イネ科花粉症ってお米が原因?詳しいアレルギー内容を解説
日本で一番多いアレルギー疾患である花粉症は、国内だけで約3000万人が罹患しているといわれています。
2023年には2人に1人が花粉症だと推定されており、現在もその数は増え続けているのです。
今回は、スギやヒノキに次いで多いイネ科花粉症について詳しく解説します。
スギやヒノキと比べると、あまり聞かないイメージがあるかもしれませんが、実はスギ花粉症よりも症状が強く出る傾向があるのがイネ科花粉症です。
あまり知られていないイネ科花粉症とは、どのようなものなのでしょうか。
イネ科の花粉症とは?
花粉症とは、体内に入った花粉によって体が起こす免疫反応です。
体内に入った花粉を異物とみなし、異物に対する抗体をつくります。
そして、再び花粉が侵入した時に排除しようとする反応です。くしゃみや涙が出るのはそのためです。
一般的に、花粉のピークは2月から4月といわれていますが、イネ科花粉のピークは5月から6月です。
その頃が最も飛散量が多いですが、実は年に2回もピークがあります。次のピークは、8月から9月です。
イネ科の植物は繁殖力が強いため、河川敷や道端、空き地や畑の周辺など日本の全域に生息しています。
さらに、イネ科の植物は種類が多く、それぞれ開花の時期も異なります。
一度、イネ科の植物のアレルギーを発症すると、他のイネ科の植物でも発症してしまうことがあり、かなり長い期間花粉症の症状に苦しめられることになる可能性があります。
イネ科の花粉症になると、どんな症状が出るの?
スギ花粉などと同じく、主な症状はくしゃみや鼻水、鼻づまりですが、イネ科の花粉症の方が目のかゆみや充血などアレルギー結膜炎の症状が強く出る傾向にあるといわれています。
また、イネ科の花粉症になると、口腔アレルギー症候群を引き起こしてしまいます。
口腔アレルギー症候群とは、果物や野菜を食べてから約15分以内に唇や口の中にかゆみや腫れ、イガイガ感などのアレルギー症状が現れる病気です。
イネ科の花粉に含まれる抗原物質と似ている抗原を持つ食べ物は、メロンやスイカ(ウリ科)、トマトやじゃがいも(ナス科)、キウイ(マタタビ科)、オレンジ(ミカン科)、ピーナッツ(マメ科)です。
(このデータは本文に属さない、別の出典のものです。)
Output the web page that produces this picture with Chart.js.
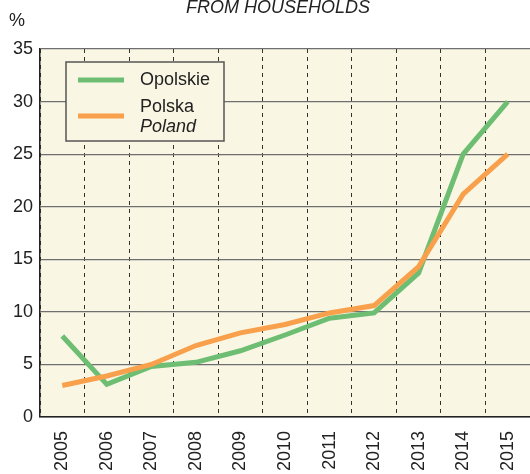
<!DOCTYPE html>
<html>
<head>
<meta charset="utf-8">
<script src="https://cdn.jsdelivr.net/npm/chart.js@4"></script>
<style>
  html, body { margin: 0; padding: 0; background: #fff; }
  #wrap { width: 530px; height: 474px; position: relative; }
</style>
</head>
<body>
<div id="wrap"><canvas id="chart"></canvas></div>
<script>
const years = ['2005', '2006', '2007', '2008', '2009', '2010', '2011', '2012', '2013', '2014', '2015']
const opolskie = [7.7, 3.1, 4.8, 5.2, 6.3, 7.8, 9.4, 9.9, 13.7, 25.0, 30.0]
const polska = [3.0, 3.9, 5.0, 6.8, 8.0, 8.8, 9.9, 10.6, 14.3, 21.2, 25.0]
const yTicks = [0, 5, 10, 15, 20, 25, 30, 35]

const green = '#6dbe73'
const orange = '#f8a04b'
const font = 'Liberation Sans, Arial, sans-serif'

// background of the plot, title, % label and the boxed legend
const decor = {
  id: 'decor',
  beforeDraw(chart) {
    const { ctx, chartArea: a } = chart
    ctx.save()
    ctx.fillStyle = '#f9f6e3'
    ctx.fillRect(a.left, a.top, a.right - a.left, a.bottom - a.top)
    ctx.restore()
  },
  afterDraw(chart) {
    const ctx = chart.ctx
    ctx.save()
    ctx.fillStyle = '#222'
    ctx.textBaseline = 'alphabetic'
    ctx.font = 'italic 18px ' + font
    ctx.textAlign = 'center'
    ctx.fillText('FROM HOUSEHOLDS', 278, 13)
    ctx.font = '18px ' + font
    ctx.textAlign = 'left'
    ctx.fillText('%', 9, 26)

    // legend box
    ctx.fillStyle = '#f9f6e3'
    ctx.fillRect(66, 62, 158, 79)
    ctx.strokeStyle = '#555'
    ctx.lineWidth = 1.5
    ctx.strokeRect(66, 62, 158, 79)
    ctx.lineWidth = 5
    ctx.strokeStyle = green
    ctx.beginPath(); ctx.moveTo(78, 80); ctx.lineTo(124, 80); ctx.stroke()
    ctx.strokeStyle = orange
    ctx.beginPath(); ctx.moveTo(78, 116); ctx.lineTo(124, 116); ctx.stroke()
    ctx.fillStyle = '#222'
    ctx.textBaseline = 'middle'
    ctx.font = '18px ' + font
    ctx.fillText('Opolskie', 140, 80)
    ctx.fillText('Polska', 140, 107)
    ctx.font = 'italic 18px ' + font
    ctx.fillText('Poland', 140, 127)
    ctx.restore()
  }
}

new Chart(document.getElementById('chart'), {
  type: 'line',
  data: {
    labels: years,
    datasets: [
      {
        label: 'Opolskie',
        data: opolskie,
        borderColor: green,
        borderWidth: 5,
        pointRadius: 0,
        tension: 0,
        order: 1,
      },
      {
        label: 'Polska',
        data: polska,
        borderColor: orange,
        borderWidth: 5,
        pointRadius: 0,
        tension: 0,
        order: 0,
      },
    ],
  },
  options: {
    responsive: true,
    maintainAspectRatio: false,
    animation: false,
    layout: { padding: { top: 49, left: 0, right: 0, bottom: 0 } },
    plugins: {
      legend: { display: false },
      tooltip: { enabled: false },
    },
    scales: {
      x: {
        offset: true,
        grid: { offset: true, color: '#333', lineWidth: 1, drawTicks: false },
        border: { display: true, color: '#222', width: 1.5, dash: [4, 4] },
        ticks: {
          color: '#222',
          font: { family: font, size: 18 },
          maxRotation: 90,
          minRotation: 90,
          padding: 14,
          autoSkip: false,
        },
        afterFit(scale) {
          scale.height = 57
          scale.paddingLeft = 0
          scale.paddingRight = 0
        },
      },
      y: {
        min: 0,
        max: 35,
        afterBuildTicks(scale) { scale.ticks = yTicks.map(v => ({ value: v })) },
        grid: { color: '#6f6f6f', lineWidth: 1.2, drawTicks: false },
        border: { display: true, color: '#222', width: 1.5 },
        ticks: {
          color: '#222',
          font: { family: font, size: 18 },
          padding: 7,
        },
        afterFit(scale) {
          scale.width = 40
          scale.paddingTop = 0
          scale.paddingBottom = 0
        },
      },
    },
  },
  plugins: [decor],
})
</script>
</body>
</html>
今挙げた野菜や果物を食べた後に口の中がイガイガする人はイネ科花粉症の可能性があります。
お米の稲が原因ではない?
イネ科と聞くと、真っ先にお米の稲が思い浮かぶかもしれませんが、お米が取れる稲は関係ありません。イネ科花粉症の人がお米を食べても、アレルギー症状が出る心配はないんです。
厚生労働省が定めるアレルギー物質を含む「特定原材料等」にお米は含まれていないので、アレルギーを起こしにくい食べ物と言えるでしょう。
お米の稲に反応する方もいますが、原因となる植物の多くは海外から輸入された牧草です。特に、イネ科花粉症の原因になりやすいとされているのは、カモガヤです。
スギ花粉のように広範囲に飛散することはなく、イネ科花粉は数十メートルから数百メートルといわれており、近づかなければほとんど影響はないといえます。
イネ科花粉症ってお米が原因?詳しいアレルギー内容まとめ
二十年前と比べると、罹患者が倍以上増え、今や花粉症は国民病です。
政府が「花粉症緩和米」の開発を本格化させ、今年度中には国内の医療機関で臨床試験を開始するといわれているほどです。
スギの花粉症だから、イネ科の花粉症にはならないというわけでもありません。ゴールデンウイークを過ぎても花粉症の症状が続く場合には、イネ科花粉症かもしれません。
今、花粉症ではないという方もいつ発症するかわからないので、春先にはマスクをする、眼鏡をかける、帽子をかぶるなど、対策をしておくといいかもしれません。
すでに花粉症という方も、早めの対策をして花粉の時期を乗り切りましょう。